A Bushmills woman will embark on a fact-finding journey to South East Asia later this month in the search for local men who fought in the Second World War.
Glenda Rodgers, a respected historian who has already written one book on World War 2, plans to spend almost four weeks in Burma where she, along with friends from England, will be visiting all the Commonwealth cemeteries as well as the notorious 'Death Railway' made famous in the film 'Bridge Over the River Kwai.'
The aim is to discover more about the men from the Coleraine, Ballymoney, Bushmills and Ballycastle areas who found themselves under the oppressive regime of the Japanese Army in prison camps where conditions led to many dying of starvation and illnesses.
Glenda will not be leaving her Bushmills home until January 27, but preparations for the journey began well beforehand with the Burmese Government insisting on a full itinerary of places where the party planned to visit.
"We go to Rangoon, but in order to travel elsewhere you have to have permission. We have been fortunate this time in that we will be going to the Chin hills as well as the Burmese side of the River Kwai bridge which is very exciting," Glenda said.
The party will focus on the men from this area who were Prisoners of War and who were forced to work on the railway often in extreme conditions.
"We know that men from the Coleraine, Ballymoney and Ballycastle areas are buried there including two brothers called McCandless from Ballymoney," Glenda revealed.
Glenda's first book concentrated on the Bushmills War Memorial and she has now moved her focus to Ballymoney and Ballycastle and, in particular, those who fought in Burma.
The research findings will provide important material for Glenda's next book and will, no doubt, be of huge interest to those who have family connections to the soldiers.
"It will be quite intensive but very interesting. We are going to cemeteries we haven't been to before as well as the Chin hills which took us some time to get approval to visit.
"And while we are there we hope to take in some sightseeing in what is a very beautiful country," Glenda said.
The Burma campaign was waged between the Japanese and the Allies and was the longest campaign in which the British Army participated during the Second World War, lasting from December 1941 to August 1945.
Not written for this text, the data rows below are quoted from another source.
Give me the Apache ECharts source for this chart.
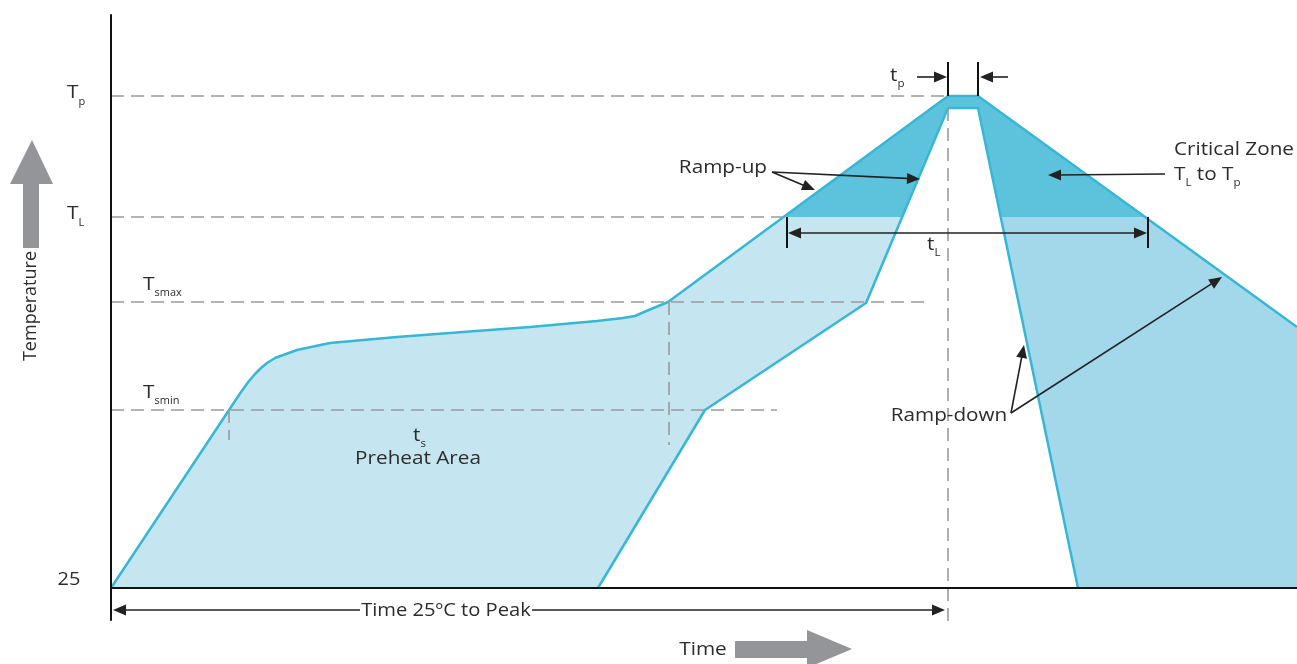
<!DOCTYPE html>
<html><head><meta charset="utf-8">
<script src="https://cdn.jsdelivr.net/npm/echarts@6/dist/echarts.min.js"></script>
<style>html,body{margin:0;padding:0;background:#fff}#c{width:1297px;height:664px}</style>
</head><body><div id="c"></div>
<script>
// Schematic reflow profile. x = time (arbitrary units), y = temperature (schematic units, 0 = 25 °C)
const levelNames  = ['25', 'Tsmin', 'Tsmax', 'TL', 'Tp'];
const levelValues = [0, 178, 286, 371, 492];
const xRange = [0, 1186];
const yRange = [-32, 573];

// upper (outer) profile limit
const outerProfile = [[0,0],[118,178],[130,196],[138,207],[144,214],[150,220],[156,225],[164,230],[175,234],[186,238],[200,241],[219,245],[286,251],[352,256],[419,261],[486,267],[512,270],[524,272],[533,276],[557,286],[837,492],[867,492],[1186,261]];
// lower (inner) profile limit
const innerProfile = [[487,0],[594,178],[755,285],[837,480],[867,480],[967,0]];
const peakSplitX = 852;

// guide lines (dashed)
const dashedGuides = [
  [[0,492],[837,492]], [[0,371],[673,371]], [[0,286],[817,286]], [[0,178],[666,178]],
  [[118,178],[118,148]], [[558,286],[558,143]], [[837,480],[837,-40]]
];
// solid marker bars
const markerBars = [ [[837,492],[837,526]], [[867,492],[867,526]], [[676,371],[676,340]], [[1037,371],[1037,340]] ];
// single arrows [from, to]
const arrows = [
  [[661,416],[704,398]], [[661,416],[809,409]],
  [[1054,414],[937,413]],
  [[900,175],[913,243]], [[900,175],[1111,311]],
  [[806,511],[836,511]], [[897,511],[869,511]]
];
// double arrows
const doubleArrows = [ [[677,355],[1036,355]], [[2,-22],[834,-22]] ];
// text annotations: [anchor, segments, align]
const notes = [
  [[656,420], [['Ramp-up']], 'right'],
  [[1063,438], [['Critical Zone']], 'left'],
  [[1063,413], [['T'],['L',1],[' to T'],['p',1]], 'left'],
  [[838,172], [['Ramp-down']], 'center'],
  [[302,152], [['t'],['s',1]], 'left'],
  [[307,129], [['Preheat Area']], 'center'],
  [[816,343], [['t'],['L',1]], 'left'],
  [[779,512], [['t'],['p',1]], 'left'],
];
const peakText = [[335,-23], 'Time 25ºC to Peak'];
const axisLabelSegs = [ [['25']], [['T'],['smin',1]], [['T'],['smax',1]], [['T'],['L',1]], [['T'],['p',1]] ];

const colLight = '#c5e6f0', colMid = '#a2d8ea', colDark = '#5dc3dc', colLine = '#35b7d5';
const FONT = '"Open Sans", sans-serif';
const TXT = '#2c2c2c';

function clipHalf(poly, axis, c, keepGreater) {
  const out = [];
  const ins = p => keepGreater ? p[axis] >= c : p[axis] <= c;
  for (let i = 0; i < poly.length; i++) {
    const a = poly[i], b = poly[(i + 1) % poly.length];
    const ia = ins(a), ib = ins(b);
    if (ia) out.push(a);
    if (ia !== ib) {
      const t = (c - a[axis]) / (b[axis] - a[axis]);
      out.push([a[0] + t * (b[0] - a[0]), a[1] + t * (b[1] - a[1])]);
    }
  }
  return out;
}
const TL = levelValues[3];
const band = outerProfile.concat([[xRange[1], 0]], innerProfile.slice().reverse());
const below = clipHalf(band, 1, TL, false);
const regions = [
  clipHalf(below, 0, peakSplitX, false),
  clipHalf(below, 0, peakSplitX, true),
  clipHalf(band, 1, TL, true)
];
const regionColors = [colLight, colMid, colDark];

const mctx = document.createElement('canvas').getContext('2d');
function measure(s, size) { mctx.font = size + 'px ' + FONT; return mctx.measureText(s).width; }

function textEl(x, y, s, size, align, sx, extra) {
  const st = Object.assign({ text: s, x: 0, y: 0, fill: TXT, font: size + 'px ' + FONT,
    align: align, verticalAlign: 'middle', textAlign: align, textVerticalAlign: 'middle' }, extra || {});
  return { type: 'text', x: x, y: y, scaleX: sx, style: st };
}
function segRun(px, segs, align, main, sub, sx, subDy) {
  let total = 0;
  segs.forEach(s => total += measure(s[0], s[1] ? sub : main) * sx);
  let cx = align === 'left' ? px[0] : align === 'right' ? px[0] - total : px[0] - total / 2;
  const out = [];
  segs.forEach(s => {
    const size = s[1] ? sub : main;
    out.push(textEl(cx, px[1] + (s[1] ? subDy : 0), s[0], size, 'left', sx));
    cx += measure(s[0], size) * sx;
  });
  return out;
}
function headEl(a, b, len, hw) {
  const dx = b[0] - a[0], dy = b[1] - a[1], L = Math.hypot(dx, dy);
  const ux = dx / L, uy = dy / L;
  const bx = b[0] - ux * len, by = b[1] - uy * len;
  return { type: 'polygon', shape: { points: [b, [bx - uy * hw, by + ux * hw], [bx + uy * hw, by - ux * hw]] }, style: { fill: '#222' } };
}
function shorten(a, b, d) {
  const dx = b[0] - a[0], dy = b[1] - a[1], L = Math.hypot(dx, dy);
  return [b[0] - dx / L * d, b[1] - dy / L * d];
}
function lineEl(a, b, style) { return { type: 'line', shape: { x1: a[0], y1: a[1], x2: b[0], y2: b[1] }, style: style }; }

const chart = echarts.init(document.getElementById('c'), null, { renderer: 'canvas' });
chart.setOption({
  animation: false,
  backgroundColor: '#fff',
  grid: { left: 111, right: 0, top: 15, bottom: 44 },
  xAxis: { type: 'value', min: xRange[0], max: xRange[1], z: 10,
    axisLine: { show: true, onZero: true, lineStyle: { color: '#111', width: 2 } },
    axisTick: { show: false }, axisLabel: { show: false }, splitLine: { show: false } },
  yAxis: { type: 'value', min: yRange[0], max: yRange[1], z: 10,
    axisLine: { show: true, onZero: true, lineStyle: { color: '#111', width: 2 } },
    axisTick: { show: false }, axisLabel: { show: false }, splitLine: { show: false } },
  series: [
    { type: 'custom', name: 'zones', z: 1, silent: true, clip: false,
      data: regions.map((r, i) => i),
      renderItem: (params, api) => ({
        type: 'polygon',
        shape: { points: regions[params.dataIndex].map(p => api.coord(p)) },
        style: { fill: regionColors[params.dataIndex] }
      }) },
    { type: 'line', name: 'upper', z: 2, silent: true, data: outerProfile, showSymbol: false,
      lineStyle: { color: colLine, width: 2.5, join: 'round' } },
    { type: 'line', name: 'lower', z: 2, silent: true, data: innerProfile, showSymbol: false,
      lineStyle: { color: colLine, width: 2.5 } },
    { type: 'custom', name: 'notes', z: 5, silent: true, clip: false, data: [0],
      renderItem: (params, api) => {
        const C = p => api.coord(p);
        const ch = [];
        const dash = { stroke: '#9a9a9a', lineWidth: 1.6, lineDash: [13, 7] };
        dashedGuides.forEach(g => ch.push(lineEl(C(g[0]), C(g[1]), dash)));
        markerBars.forEach(g => ch.push(lineEl(C(g[0]), C(g[1]), { stroke: '#111', lineWidth: 2 })));
        const solid = { stroke: '#222', lineWidth: 1.6 };
        arrows.forEach(a => {
          const p0 = C(a[0]), p1 = C(a[1]);
          ch.push(lineEl(p0, shorten(p0, p1, 8), solid));
          ch.push(headEl(p0, p1, 13, 5.5));
        });
        const pt = C(peakText[0]);
        doubleArrows.forEach(a => {
          const p0 = C(a[0]), p1 = C(a[1]);
          ch.push(lineEl(shorten(p1, p0, 8), shorten(p0, p1, 8), solid));
          ch.push(headEl(p0, p1, 13, 5.5));
          ch.push(headEl(p1, p0, 13, 5.5));
        });
        ch.push(textEl(pt[0], pt[1], peakText[1], 18, 'center', 1.12, { backgroundColor: '#fff', padding: [0, 1] }));
        notes.forEach(n => {
          segRun(C(n[0]), n[1], n[2], 18, 10, 1.15, 8).forEach(e => ch.push(e));
        });
        // y-axis level labels
        levelValues.forEach((v, i) => {
          const p = C([0, v]);
          if (i === 0) {
            ch.push(textEl(p[0] - 42, p[1] - 8, axisLabelSegs[0][0][0], 19, 'center', 1.05));
          } else if (i <= 2) {
            segRun([p[0] + 32, p[1] - 17], axisLabelSegs[i], 'left', 19, 10, 1.1, 8).forEach(e => ch.push(e));
          } else {
            segRun([p[0] - 44, p[1] - 3], axisLabelSegs[i], 'left', 19, 10, 1.1, 9).forEach(e => ch.push(e));
          }
        });
        return { type: 'group', children: ch };
      } }
  ],
  graphic: [
    { type: 'polygon', shape: { points: [[32,140],[53,184],[39,184],[39,248],[23,248],[23,184],[10,184]] }, style: { fill: '#949598' } },
    { type: 'polygon', shape: { points: [[852,649],[807,630],[807,641],[735,641],[735,658],[807,658],[807,668]] }, style: { fill: '#949598' } },
    { type: 'text', x: 31, y: 306, rotation: Math.PI / 2,
      style: { text: 'Temperature', font: '18px ' + FONT, fill: TXT, align: 'center', verticalAlign: 'middle', textAlign: 'center', textVerticalAlign: 'middle' } },
    { type: 'text', x: 703, y: 650, scaleX: 1.15,
      style: { text: 'Time', font: '18px ' + FONT, fill: TXT, align: 'center', verticalAlign: 'middle', textAlign: 'center', textVerticalAlign: 'middle' } }
  ]
});
</script>
</body></html>
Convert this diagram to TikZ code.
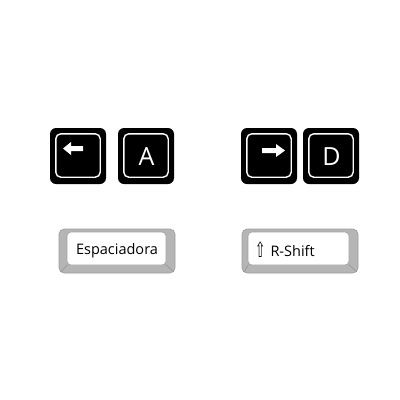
\documentclass[tikz,border=0pt]{standalone}
\usepackage{fontspec}
\setmainfont{Open Sans}
\newfontfamily\symfont{DejaVu Sans}
\begin{document}
\begin{tikzpicture}[x=1pt,y=-1pt,
  blackkey/.style={fill=black, rounded corners=6pt, minimum width=56pt, minimum height=56pt, inner sep=0pt},
  innerline/.style={draw=white, line width=1.4pt, rounded corners=5pt},
  keyletter/.style={text=white, font=\fontsize{25}{25}\selectfont, inner sep=0pt},
  arrowshape/.style={fill=white},
  capouter/.style={fill=gray!58, draw=gray!78, line width=0.6pt, rounded corners=5pt},
  capface/.style={fill=white, draw=gray!75, line width=0.6pt, rounded corners=4pt},
  bevel/.style={draw=gray!85, line width=0.6pt},
  captext/.style={font=\fontsize{14.5}{15}\selectfont, text=black, inner sep=0pt}
]
\useasboundingbox (0,0) rectangle (400,400);

% black keys
\node[blackkey] (kleft) at (78,156) {};
\node[blackkey] (ka) at (146,156) {};
\node[blackkey] (kright) at (269,156) {};
\node[blackkey] (kd) at (331,156) {};
\foreach \k in {kleft,ka,kright,kd}{
  \draw[innerline] ([shift={(6,6)}]\k.north west) rectangle ([shift={(-6,-7)}]\k.south east);
}
\node[keyletter] (ta) at (146.5,157) {A};
\node[keyletter] (td) at (331.5,157) {D};

% arrows
\fill[arrowshape] (63,148.5) -- (71,142) -- (71,146) -- (83,146) -- (83,151) -- (71,151) -- (71,155) -- cycle;
\fill[arrowshape] (285,150.5) -- (276,144) -- (276,148) -- (262,148) -- (262,153) -- (276,153) -- (276,157) -- cycle;

% light keycaps
\path[capouter] (59,229) rectangle (175,273);
\path[capface] (67,232) rectangle (166,265);
\draw[bevel] (67.5,264.5) -- (61,272);
\draw[bevel] (165.5,264.5) -- (174,272);
\node[captext] (tesp) at (117,251) {Espaciadora};

\path[capouter] (242,229) rectangle (358,273);
\path[capface] (248,232) rectangle (349,265);
\draw[bevel] (248.5,264.5) -- (244,272);
\draw[bevel] (348.5,264.5) -- (357,272);
\node[captext, anchor=west] (tshift) at (255,250) {\raisebox{-1.5pt}{\symfont\scalebox{0.85}[1.45]{⇧}}\hspace{5pt}R-Shift};
\end{tikzpicture}
\end{document}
Indian troops predominated within Slim's victorious Fourteenth Army and a wide variety of races, including Burmese, Chinese, Chins, Gurkhas, Kachins, Karens, Nagas, and black troops from British East Africa and British West Africa also took part.
Ultimate victory was therefore principally won not by the Americans and the British, but by the Indian Army, albeit under British leadership. It was fought over equally diverse terrain which included not only jungle but mountains, open plains, coastal waters, and wide rivers, too. On the plains, during the Imphal campaign, tanks played an essential role.